The Spring 2023 edition of the Undergraduate Journal of History is now available, and our team is thrilled to share it with readers. We take pride in offering a platform for undergraduate students to showcase their historical research and encourage open discussions, intellectual debates, and curiosity. Our gratitude goes to the six authors who contributed to this volume and to the faculty and graduate student peer reviewers who made it possible. This latest issue covers various periods and diverse topics to illuminate lesser-known stories and provide fresh historical perspectives. Our undergraduate editors extend a warm welcome to both new and returning readers.
We start this issue with Olivia Bauer’s article on Queen Elizabeth I and an examination of her diplomatic relationships with the leaders of the Sa’adian Sultanate of Morocco, the Ottoman Empire, and Safavid Persia, which allowed her to establish trading companies and expand Britain’s empire. While the history of English foreign policy towards the Islamic world has often been associated with exploitative enterprises and violent warfare, the author argues that Elizabeth I’s relationships with Muslim rulers were founded on diplomatic and peaceful means and explored the politics, gender, and religious factors that contributed to this diplomatic success.
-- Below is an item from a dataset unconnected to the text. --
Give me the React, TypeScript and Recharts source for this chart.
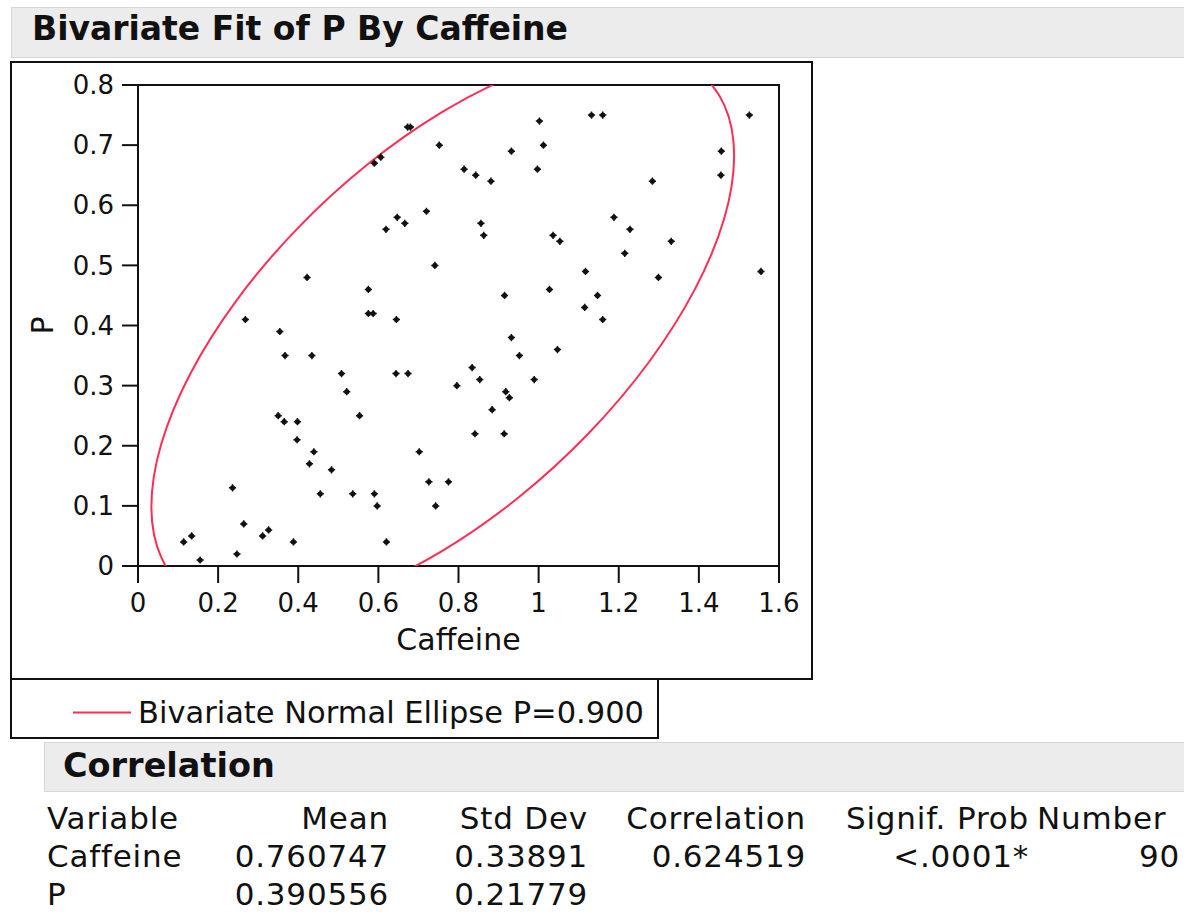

Adrian Hammer’s article, “Manufacturing Murder,” provides a nuanced examination of the evolution of mass murder methods from 1933 to 1945, emphasizing the need for a deeper understanding of what happened, why it happened, and who it happened to, all to prevent such tragedies from occurring in the future. Hammer discussed the significance of memorializing the severity of such atrocity. “The linear teaching of the history of Nazi Germany and the Holocaust,” Hammer writes, “fails to fully capture the extent of the crimes committed and the deranged mindset of those responsible.”
Victoria Korotchenko’s essay explores the role of children during the French Revolution and how they actively participated in the events of the time, including joining mobs, petitioning legislators, and fighting in wars. Korotchenko writes that, while most scholarship focuses on the perspectives of grown men and women who participated in the French Revolution, “the sweeping changes, violence, and warfare impacted those who had no choice but to grow up during this tumultuous decade.” This essay highlights children’s curiosity and active nature during this unstable time.
Alyssa Medin’s article deciphering Sor Juana as a “proto-feminist figure” in history. Medin examines three questions related to Sor Juana Ines de la Cruz’s work: whether her work was published without her consent, was submissive or subversive, and if it can be considered “proto-feminist theology.” Medin categorizes Sor Juana’s contributions to theology into three areas: a promotion of intellectual pursuits for women theologians, an aesthetic theological claim, and a pneumatological argument for deepening personal relationships with God through the Spirit.
O’Gorman’s work focuses on the Christian religion and military upheavals in late medieval Europe. He argues that losing Christian positions in the Middle East after the Fall of Acre in 1290 led military orders to reevaluate their identities. Many returned to their non-militaristic origins or expanded their crusading ideals into new regions. By comparing the founding stories and rules of military orders with their actions after 1290, O’Gorman demonstrated how the rules of military orders, including the Teutonic and Hospitaller Orders, also emphasized their hospital care in addition to their military actions.
Susan Samardjian retrospects upon how the post-war Vietnamese regime under communism in 1975 faced setbacks that disrupted both the nation’s stability and that of neighboring countries concludes our issue. Samardjian argued these setbacks contributed to an already deteriorating economy and formed the communist leaders to reevaluate their attitude toward their neighbors. In response, the communist government implemented domestic and foreign policy reforms to encourage bilateral trade with the Association of Southeast Asian Nations (ASEAN) and eventually normalized relations with the US, which had imposed sanctions on Vietnam, leading to economic investment opportunities.